Friday afternoon soon after I arrived at FOO Camp I opened up my powerbook and logged onto bloglines.com. I quickly realized that I'd forgotten to set my browser to proxy through a ssh tunnel like I usually (always) do on public wifi networks, meaning my password just got sent in the clear. I set up the secure tunnel immediately and hoped for the best. On Saturday afternoon I went again to check bloglines and found out all of my feeds were missing. On one hand I figured I got what I deserved for being a dumbass, on the other hand I thought deleting all my feeds was a pretty shitty way to teach me a lesson. If -I- had been sniffing passwords and wanted to teach someone a lesson I think the most I could have brought myself to doing would be to add a feed to a dodgeit.com address with a message explaining the virtues of ssh tunnelling, or something like that.

Still, it could have been worse. I immediately set about looking at all of the other websites where I use the same password, and I didn't find any other damage. I started changing all of the sites to a new password, but of course I was still using the same password on each site.

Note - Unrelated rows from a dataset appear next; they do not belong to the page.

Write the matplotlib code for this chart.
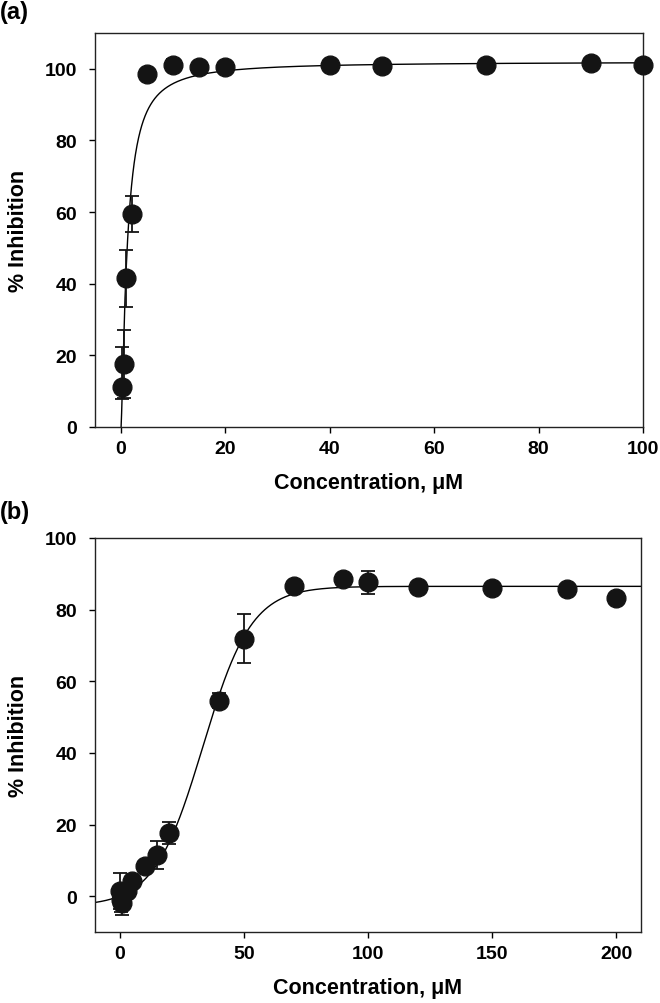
import numpy as np
import matplotlib
matplotlib.use("Agg")
import matplotlib.pyplot as plt

plt.rcParams['font.family'] = ['Liberation Sans', 'DejaVu Sans']
plt.rcParams['font.weight'] = 'bold'

# ---- Panel (a) data ----
conc_a = [0.1, 0.5, 1, 2, 5, 10, 15, 20, 40, 50, 70, 90, 100]
inhib_a = [11.3, 17.6, 41.5, 59.5, 98.5, 101.2, 100.5, 100.5, 101.0, 100.8, 101.0, 101.5, 101.0]
err_a_low = [3.5, 9.5, 7.9, 5.0, 0.8, 1.5, 1.0, 0.8, 0.8, 0.8, 0.8, 0.8, 0.8]
err_a_high = [11.1, 9.5, 7.9, 5.0, 0.8, 1.5, 1.0, 0.8, 0.8, 0.8, 0.8, 0.8, 0.8]
# fitted Hill curve parameters (a)
fit_a_max, fit_a_k, fit_a_n = 102.0, 1.2, 1.3

# ---- Panel (b) data ----
conc_b = [0, 0.5, 1, 3, 5, 10, 15, 20, 40, 50, 70, 90, 100, 120, 150, 180, 200]
inhib_b = [1.5, -1.0, -1.8, 1.5, 4.3, 8.4, 11.5, 17.7, 54.6, 71.9, 86.5, 88.6, 87.6, 86.2, 86.1, 85.8, 83.3]
err_b = [5.0, 3.5, 3.5, 1.0, 1.0, 1.0, 4.0, 3.0, 2.0, 6.8, 1.0, 1.0, 3.2, 1.0, 1.0, 1.0, 1.0]
# fitted 4-parameter sigmoid (b)
fit_b_y0, fit_b_a, fit_b_x0, fit_b_b = -2.8, 89.3, 33.5, 9.8

fig = plt.figure(figsize=(6.6, 10.04), dpi=100)
ax1 = fig.add_axes([95/660, 1-428/1004, (643-95)/660, (428-34)/1004])
ax2 = fig.add_axes([95/660, 1-933/1004, (641-95)/660, (933-539)/1004])

tick_fs = 14
lab_fs = 15.5

def style(ax):
    for s in ax.spines.values():
        s.set_linewidth(1.0)
        s.set_color('#222222')
    ax.tick_params(direction='out', length=4.5, width=1.0, labelsize=tick_fs)
    ax.tick_params(axis='x', pad=5)
    ax.tick_params(axis='y', pad=8.5)
    for lbl in ax.get_xticklabels() + ax.get_yticklabels():
        lbl.set_fontweight('bold')

# Panel a
xa = np.linspace(0, 100, 2000)
ya = fit_a_max * xa**fit_a_n / (fit_a_k**fit_a_n + xa**fit_a_n)
ax1.plot(xa, ya, color='black', lw=1.0, zorder=2)
ax1.errorbar(conc_a, inhib_a, yerr=[err_a_low, err_a_high], fmt='o', color='#141414',
             markersize=13.5, ecolor='#141414', elinewidth=1.3, capsize=5, capthick=1.3,
             zorder=3, clip_on=False)
ax1.set_xlim(-5, 100)
ax1.set_ylim(0, 110)
ax1.set_xticks([0, 20, 40, 60, 80, 100])
ax1.set_yticks([0, 20, 40, 60, 80, 100])
style(ax1)
ax1.set_xlabel('Concentration, μM', fontsize=lab_fs, fontweight='bold', labelpad=11)
ax1.set_ylabel('% Inhibition', fontsize=lab_fs, fontweight='bold', labelpad=11)

# Panel b
xb = np.linspace(-10, 210, 2000)
yb = fit_b_y0 + fit_b_a / (1 + np.exp(-(xb - fit_b_x0) / fit_b_b))
ax2.plot(xb, yb, color='black', lw=1.0, zorder=2)
ax2.errorbar(conc_b, inhib_b, yerr=err_b, fmt='o', color='#141414',
             markersize=13.5, ecolor='#141414', elinewidth=1.3, capsize=5, capthick=1.3,
             zorder=3, clip_on=False)
ax2.set_xlim(-10, 210)
ax2.set_ylim(-10, 100)
ax2.set_xticks([0, 50, 100, 150, 200])
ax2.set_yticks([0, 20, 40, 60, 80, 100])
style(ax2)
ax2.set_xlabel('Concentration, μM', fontsize=lab_fs, fontweight='bold', labelpad=11)
ax2.set_ylabel('% Inhibition', fontsize=lab_fs, fontweight='bold', labelpad=11)

fig.text(0/660, 1-13/1004, '(a)', fontsize=17, fontweight='bold', va='center', ha='left')
fig.text(0/660, 1-512/1004, '(b)', fontsize=17, fontweight='bold', va='center', ha='left')

fig.savefig('out.png', dpi=100)
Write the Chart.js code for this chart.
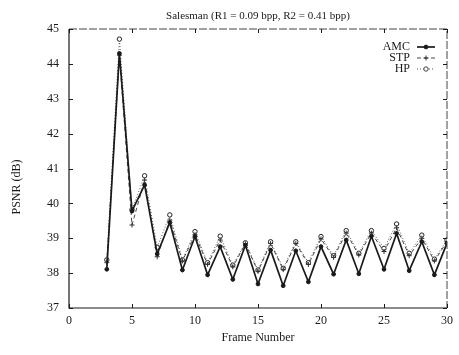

Who can remember a different password for all the damn websites they use? It actually felt good to be changing my password all over the place because I'd been meaning to change it for -years-. I'm going to remove all doubt of my dumbass-ness right now with this revealing fact: I'd been using the same usual password for over 10 years. I first used it on a MUD back in the 80's.

Saturday night someone mentioned the Password Generator Bookmarklet and I realized that this was exactly what I needed, a solution so devastatingly obvious and simple that it took 10 years of web existence for someone to think of it.

The creator of this clever morsel of ingenuity, Nic, had the same problem we all do. He didn't want to use the same password for every web site, and he didn't want to have to remember dozens of different ones. Says Nic:

So, I wrote a bookmarklet to make up passwords for me. It asks for my master password, which is all I have to remember, and uses it to make a unique password for each site. It even types the password into any password fields on the current page for me, whether I'm registering for a new account or logging in on a subsequent visit.

How does it work? It gets the hostname from the page's URL and mixes it together with your personal master password using a little cryptographic magic we call MD5. It will always get the same result if given that hostname and master password, but will never get that result if either changes. (Well, once in a few billion times it might.)

So now I use a bookmarklet to create and enter my password for all my different web accounts. Each one is different but I only have to remember one master password which never gets stored on any remote server. This doesn't -solve- web security, but it's leaps and bounds better than what most of us have been doing. It's a breeze to install and use assuming you're not using Internet Explorer (but if you are you've got bigger problems to address anyhow).

Highly recommnded: Password Generator Bookmarklet

Oh, and on Sunday when I checked bloglines again, suddenly all my feeds were back. I hadn't taken the time yet to start rebuilding them, so I guess bloglines just had temporary problems! I'm glad the password issue was forced to resolution though, so no regrets.